Entries with chart source code:
╭──
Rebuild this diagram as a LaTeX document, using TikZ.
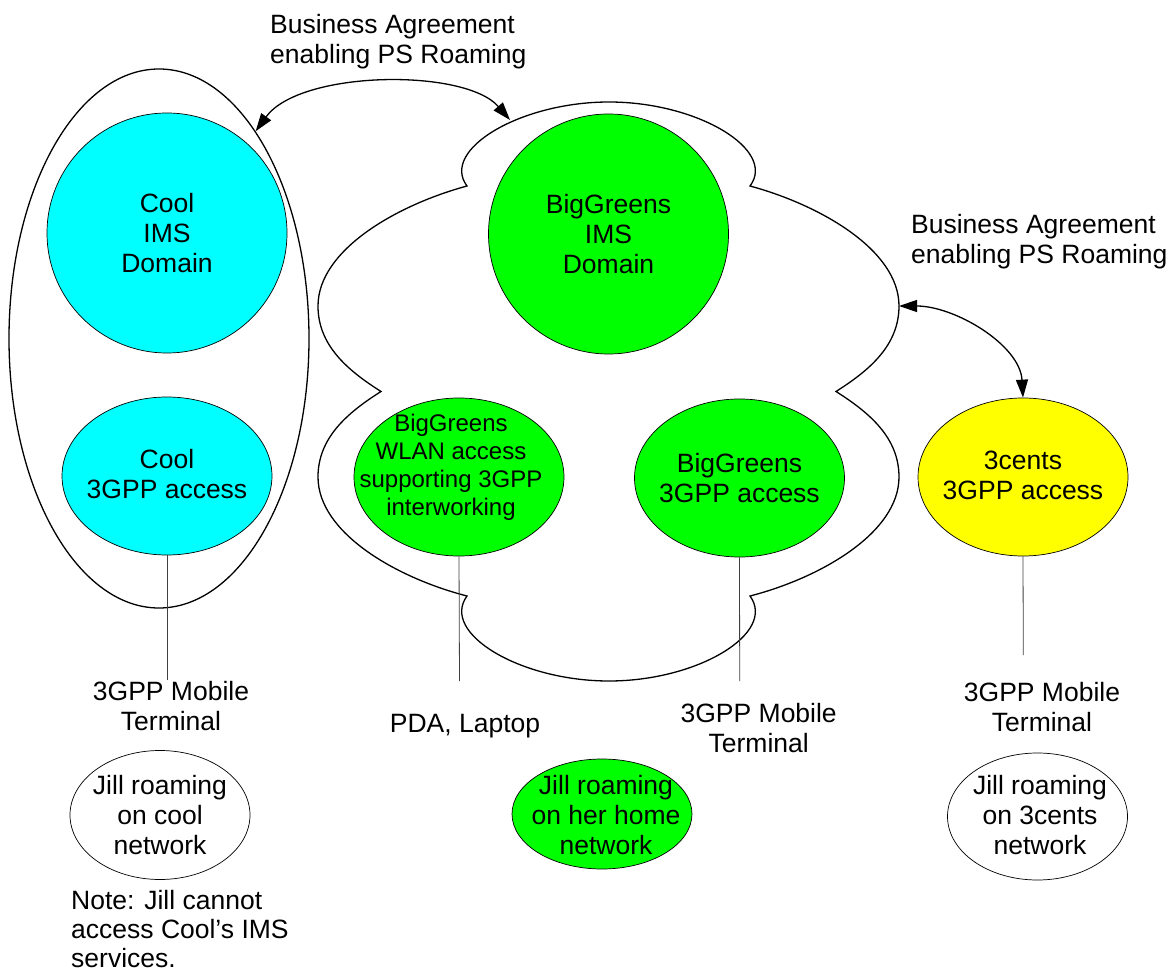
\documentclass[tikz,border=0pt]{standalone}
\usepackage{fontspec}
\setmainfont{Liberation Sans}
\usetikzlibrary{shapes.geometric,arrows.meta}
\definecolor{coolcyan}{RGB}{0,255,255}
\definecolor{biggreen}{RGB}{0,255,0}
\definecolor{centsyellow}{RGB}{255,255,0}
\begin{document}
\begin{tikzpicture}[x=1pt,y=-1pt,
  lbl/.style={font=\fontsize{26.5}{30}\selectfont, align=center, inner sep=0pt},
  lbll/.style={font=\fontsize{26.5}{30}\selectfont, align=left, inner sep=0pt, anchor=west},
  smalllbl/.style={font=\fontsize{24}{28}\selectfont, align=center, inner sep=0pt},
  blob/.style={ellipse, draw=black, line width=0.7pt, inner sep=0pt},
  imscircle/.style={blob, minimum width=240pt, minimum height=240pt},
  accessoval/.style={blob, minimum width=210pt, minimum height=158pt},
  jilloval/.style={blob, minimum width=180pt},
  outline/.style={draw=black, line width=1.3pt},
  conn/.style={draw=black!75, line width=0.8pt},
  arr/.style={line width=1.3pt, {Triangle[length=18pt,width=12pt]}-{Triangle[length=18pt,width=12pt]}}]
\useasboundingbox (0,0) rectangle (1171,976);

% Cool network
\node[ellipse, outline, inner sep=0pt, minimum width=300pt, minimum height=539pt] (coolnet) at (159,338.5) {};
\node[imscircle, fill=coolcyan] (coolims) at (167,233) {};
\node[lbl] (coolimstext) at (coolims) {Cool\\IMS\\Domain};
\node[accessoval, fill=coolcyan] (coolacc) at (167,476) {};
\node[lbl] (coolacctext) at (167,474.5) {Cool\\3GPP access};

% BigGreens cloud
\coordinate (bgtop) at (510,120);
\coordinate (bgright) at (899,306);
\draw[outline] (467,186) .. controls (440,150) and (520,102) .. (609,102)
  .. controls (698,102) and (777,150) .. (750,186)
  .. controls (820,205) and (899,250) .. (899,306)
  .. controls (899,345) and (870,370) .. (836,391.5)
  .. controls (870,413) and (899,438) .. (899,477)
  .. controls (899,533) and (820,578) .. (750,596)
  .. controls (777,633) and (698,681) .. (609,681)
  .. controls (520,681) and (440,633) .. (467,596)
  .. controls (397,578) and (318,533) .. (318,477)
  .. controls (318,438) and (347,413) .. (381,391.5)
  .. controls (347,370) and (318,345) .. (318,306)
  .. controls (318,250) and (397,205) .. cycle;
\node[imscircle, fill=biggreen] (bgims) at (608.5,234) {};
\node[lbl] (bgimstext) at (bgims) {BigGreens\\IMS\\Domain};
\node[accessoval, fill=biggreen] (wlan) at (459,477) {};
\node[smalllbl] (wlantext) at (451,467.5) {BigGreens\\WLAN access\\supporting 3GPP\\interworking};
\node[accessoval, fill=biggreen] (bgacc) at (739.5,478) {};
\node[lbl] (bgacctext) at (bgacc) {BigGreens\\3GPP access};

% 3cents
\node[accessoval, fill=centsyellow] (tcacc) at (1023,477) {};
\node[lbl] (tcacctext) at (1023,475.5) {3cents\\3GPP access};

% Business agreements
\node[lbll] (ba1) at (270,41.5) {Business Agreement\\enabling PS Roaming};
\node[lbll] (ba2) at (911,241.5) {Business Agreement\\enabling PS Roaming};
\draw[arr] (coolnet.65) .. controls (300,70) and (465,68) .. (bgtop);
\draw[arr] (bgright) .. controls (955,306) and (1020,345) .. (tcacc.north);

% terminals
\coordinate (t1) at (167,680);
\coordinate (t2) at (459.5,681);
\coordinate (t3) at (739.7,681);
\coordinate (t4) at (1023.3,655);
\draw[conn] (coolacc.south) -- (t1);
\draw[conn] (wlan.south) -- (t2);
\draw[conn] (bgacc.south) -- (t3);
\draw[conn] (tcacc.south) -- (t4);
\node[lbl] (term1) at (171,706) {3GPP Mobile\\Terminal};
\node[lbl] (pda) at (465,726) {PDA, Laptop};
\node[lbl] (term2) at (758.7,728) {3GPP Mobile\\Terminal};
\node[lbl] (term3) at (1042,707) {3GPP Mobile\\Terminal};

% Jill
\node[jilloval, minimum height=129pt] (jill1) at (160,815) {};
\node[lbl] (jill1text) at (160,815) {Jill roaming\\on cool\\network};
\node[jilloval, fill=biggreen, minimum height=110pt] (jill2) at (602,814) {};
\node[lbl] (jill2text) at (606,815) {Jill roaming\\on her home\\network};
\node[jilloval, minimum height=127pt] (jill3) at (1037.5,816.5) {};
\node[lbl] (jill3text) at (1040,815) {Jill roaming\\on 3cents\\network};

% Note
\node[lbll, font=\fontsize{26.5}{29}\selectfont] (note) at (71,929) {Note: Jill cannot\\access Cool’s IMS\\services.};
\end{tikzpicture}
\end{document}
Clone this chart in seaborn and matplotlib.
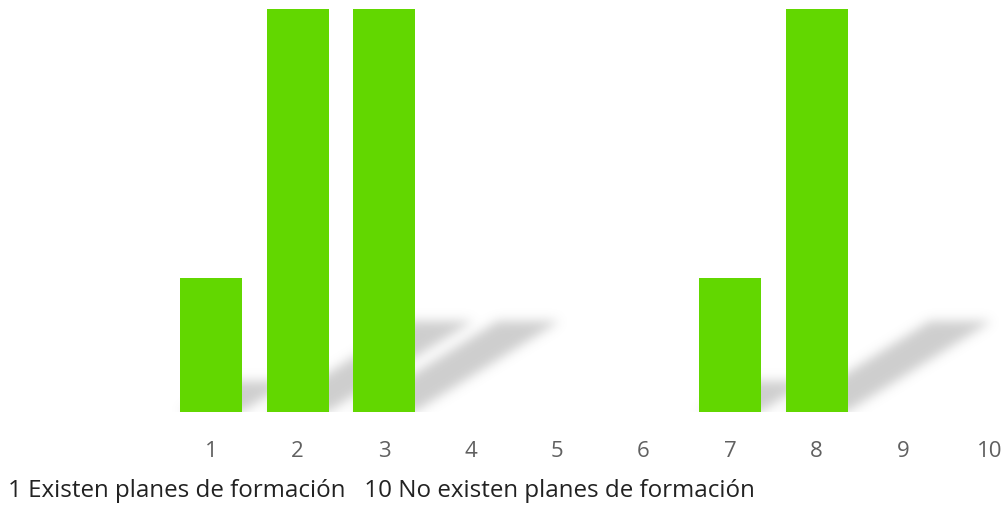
╰──
Reproduce the data above in full, exactly as it is, with the pictures left out.

Rebuild this diagram as a LaTeX document, using TikZ.
\documentclass[tikz,border=0pt]{standalone}
\usepackage{fontspec}
\setmainfont{Liberation Sans}
\usetikzlibrary{shapes.geometric,arrows.meta}
\definecolor{coolcyan}{RGB}{0,255,255}
\definecolor{biggreen}{RGB}{0,255,0}
\definecolor{centsyellow}{RGB}{255,255,0}
\begin{document}
\begin{tikzpicture}[x=1pt,y=-1pt,
  lbl/.style={font=\fontsize{26.5}{30}\selectfont, align=center, inner sep=0pt},
  lbll/.style={font=\fontsize{26.5}{30}\selectfont, align=left, inner sep=0pt, anchor=west},
  smalllbl/.style={font=\fontsize{24}{28}\selectfont, align=center, inner sep=0pt},
  blob/.style={ellipse, draw=black, line width=0.7pt, inner sep=0pt},
  imscircle/.style={blob, minimum width=240pt, minimum height=240pt},
  accessoval/.style={blob, minimum width=210pt, minimum height=158pt},
  jilloval/.style={blob, minimum width=180pt},
  outline/.style={draw=black, line width=1.3pt},
  conn/.style={draw=black!75, line width=0.8pt},
  arr/.style={line width=1.3pt, {Triangle[length=18pt,width=12pt]}-{Triangle[length=18pt,width=12pt]}}]
\useasboundingbox (0,0) rectangle (1171,976);

% Cool network
\node[ellipse, outline, inner sep=0pt, minimum width=300pt, minimum height=539pt] (coolnet) at (159,338.5) {};
\node[imscircle, fill=coolcyan] (coolims) at (167,233) {};
\node[lbl] (coolimstext) at (coolims) {Cool\\IMS\\Domain};
\node[accessoval, fill=coolcyan] (coolacc) at (167,476) {};
\node[lbl] (coolacctext) at (167,474.5) {Cool\\3GPP access};

% BigGreens cloud
\coordinate (bgtop) at (510,120);
\coordinate (bgright) at (899,306);
\draw[outline] (467,186) .. controls (440,150) and (520,102) .. (609,102)
  .. controls (698,102) and (777,150) .. (750,186)
  .. controls (820,205) and (899,250) .. (899,306)
  .. controls (899,345) and (870,370) .. (836,391.5)
  .. controls (870,413) and (899,438) .. (899,477)
  .. controls (899,533) and (820,578) .. (750,596)
  .. controls (777,633) and (698,681) .. (609,681)
  .. controls (520,681) and (440,633) .. (467,596)
  .. controls (397,578) and (318,533) .. (318,477)
  .. controls (318,438) and (347,413) .. (381,391.5)
  .. controls (347,370) and (318,345) .. (318,306)
  .. controls (318,250) and (397,205) .. cycle;
\node[imscircle, fill=biggreen] (bgims) at (608.5,234) {};
\node[lbl] (bgimstext) at (bgims) {BigGreens\\IMS\\Domain};
\node[accessoval, fill=biggreen] (wlan) at (459,477) {};
\node[smalllbl] (wlantext) at (451,467.5) {BigGreens\\WLAN access\\supporting 3GPP\\interworking};
\node[accessoval, fill=biggreen] (bgacc) at (739.5,478) {};
\node[lbl] (bgacctext) at (bgacc) {BigGreens\\3GPP access};

% 3cents
\node[accessoval, fill=centsyellow] (tcacc) at (1023,477) {};
\node[lbl] (tcacctext) at (1023,475.5) {3cents\\3GPP access};

% Business agreements
\node[lbll] (ba1) at (270,41.5) {Business Agreement\\enabling PS Roaming};
\node[lbll] (ba2) at (911,241.5) {Business Agreement\\enabling PS Roaming};
\draw[arr] (coolnet.65) .. controls (300,70) and (465,68) .. (bgtop);
\draw[arr] (bgright) .. controls (955,306) and (1020,345) .. (tcacc.north);

% terminals
\coordinate (t1) at (167,680);
\coordinate (t2) at (459.5,681);
\coordinate (t3) at (739.7,681);
\coordinate (t4) at (1023.3,655);
\draw[conn] (coolacc.south) -- (t1);
\draw[conn] (wlan.south) -- (t2);
\draw[conn] (bgacc.south) -- (t3);
\draw[conn] (tcacc.south) -- (t4);
\node[lbl] (term1) at (171,706) {3GPP Mobile\\Terminal};
\node[lbl] (pda) at (465,726) {PDA, Laptop};
\node[lbl] (term2) at (758.7,728) {3GPP Mobile\\Terminal};
\node[lbl] (term3) at (1042,707) {3GPP Mobile\\Terminal};

% Jill
\node[jilloval, minimum height=129pt] (jill1) at (160,815) {};
\node[lbl] (jill1text) at (160,815) {Jill roaming\\on cool\\network};
\node[jilloval, fill=biggreen, minimum height=110pt] (jill2) at (602,814) {};
\node[lbl] (jill2text) at (606,815) {Jill roaming\\on her home\\network};
\node[jilloval, minimum height=127pt] (jill3) at (1037.5,816.5) {};
\node[lbl] (jill3text) at (1040,815) {Jill roaming\\on 3cents\\network};

% Note
\node[lbll, font=\fontsize{26.5}{29}\selectfont] (note) at (71,929) {Note: Jill cannot\\access Cool’s IMS\\services.};
\end{tikzpicture}
\end{document}
Clone this chart in seaborn and matplotlib.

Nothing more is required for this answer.